Goal: Please quote the material exactly, every line of it.
▼▼▼
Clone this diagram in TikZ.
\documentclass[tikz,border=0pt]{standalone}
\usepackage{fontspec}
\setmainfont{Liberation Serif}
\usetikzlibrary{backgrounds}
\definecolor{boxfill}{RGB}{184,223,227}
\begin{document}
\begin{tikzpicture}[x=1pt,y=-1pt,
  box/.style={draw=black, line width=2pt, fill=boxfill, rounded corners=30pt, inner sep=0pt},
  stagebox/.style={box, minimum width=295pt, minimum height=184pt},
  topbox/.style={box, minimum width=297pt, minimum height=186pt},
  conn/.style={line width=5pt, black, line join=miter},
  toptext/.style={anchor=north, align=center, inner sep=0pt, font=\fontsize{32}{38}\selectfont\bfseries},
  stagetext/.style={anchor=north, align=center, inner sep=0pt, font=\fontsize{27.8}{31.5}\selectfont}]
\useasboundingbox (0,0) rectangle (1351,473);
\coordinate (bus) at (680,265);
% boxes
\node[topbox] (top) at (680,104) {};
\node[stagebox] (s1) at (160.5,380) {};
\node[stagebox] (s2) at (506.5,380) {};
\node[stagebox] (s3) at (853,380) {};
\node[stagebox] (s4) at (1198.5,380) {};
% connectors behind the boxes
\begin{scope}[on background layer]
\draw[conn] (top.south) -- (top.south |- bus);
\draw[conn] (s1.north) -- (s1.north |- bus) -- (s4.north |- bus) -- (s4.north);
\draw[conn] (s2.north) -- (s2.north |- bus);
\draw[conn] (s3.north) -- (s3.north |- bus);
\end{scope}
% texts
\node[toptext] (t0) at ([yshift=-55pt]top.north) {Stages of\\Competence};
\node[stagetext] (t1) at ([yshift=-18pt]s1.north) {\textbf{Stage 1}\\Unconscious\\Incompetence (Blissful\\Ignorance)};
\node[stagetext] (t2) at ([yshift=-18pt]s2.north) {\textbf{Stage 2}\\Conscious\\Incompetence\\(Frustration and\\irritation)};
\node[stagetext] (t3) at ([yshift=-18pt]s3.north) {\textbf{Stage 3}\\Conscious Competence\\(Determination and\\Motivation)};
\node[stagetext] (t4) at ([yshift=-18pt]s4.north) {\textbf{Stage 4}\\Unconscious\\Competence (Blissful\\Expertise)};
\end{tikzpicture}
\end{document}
▲▲▲
Finished answer:
Clone this diagram in TikZ.
\documentclass[tikz,border=0pt]{standalone}
\usepackage{fontspec}
\setmainfont{Liberation Serif}
\usetikzlibrary{backgrounds}
\definecolor{boxfill}{RGB}{184,223,227}
\begin{document}
\begin{tikzpicture}[x=1pt,y=-1pt,
  box/.style={draw=black, line width=2pt, fill=boxfill, rounded corners=30pt, inner sep=0pt},
  stagebox/.style={box, minimum width=295pt, minimum height=184pt},
  topbox/.style={box, minimum width=297pt, minimum height=186pt},
  conn/.style={line width=5pt, black, line join=miter},
  toptext/.style={anchor=north, align=center, inner sep=0pt, font=\fontsize{32}{38}\selectfont\bfseries},
  stagetext/.style={anchor=north, align=center, inner sep=0pt, font=\fontsize{27.8}{31.5}\selectfont}]
\useasboundingbox (0,0) rectangle (1351,473);
\coordinate (bus) at (680,265);
% boxes
\node[topbox] (top) at (680,104) {};
\node[stagebox] (s1) at (160.5,380) {};
\node[stagebox] (s2) at (506.5,380) {};
\node[stagebox] (s3) at (853,380) {};
\node[stagebox] (s4) at (1198.5,380) {};
% connectors behind the boxes
\begin{scope}[on background layer]
\draw[conn] (top.south) -- (top.south |- bus);
\draw[conn] (s1.north) -- (s1.north |- bus) -- (s4.north |- bus) -- (s4.north);
\draw[conn] (s2.north) -- (s2.north |- bus);
\draw[conn] (s3.north) -- (s3.north |- bus);
\end{scope}
% texts
\node[toptext] (t0) at ([yshift=-55pt]top.north) {Stages of\\Competence};
\node[stagetext] (t1) at ([yshift=-18pt]s1.north) {\textbf{Stage 1}\\Unconscious\\Incompetence (Blissful\\Ignorance)};
\node[stagetext] (t2) at ([yshift=-18pt]s2.north) {\textbf{Stage 2}\\Conscious\\Incompetence\\(Frustration and\\irritation)};
\node[stagetext] (t3) at ([yshift=-18pt]s3.north) {\textbf{Stage 3}\\Conscious Competence\\(Determination and\\Motivation)};
\node[stagetext] (t4) at ([yshift=-18pt]s4.north) {\textbf{Stage 4}\\Unconscious\\Competence (Blissful\\Expertise)};
\end{tikzpicture}
\end{document}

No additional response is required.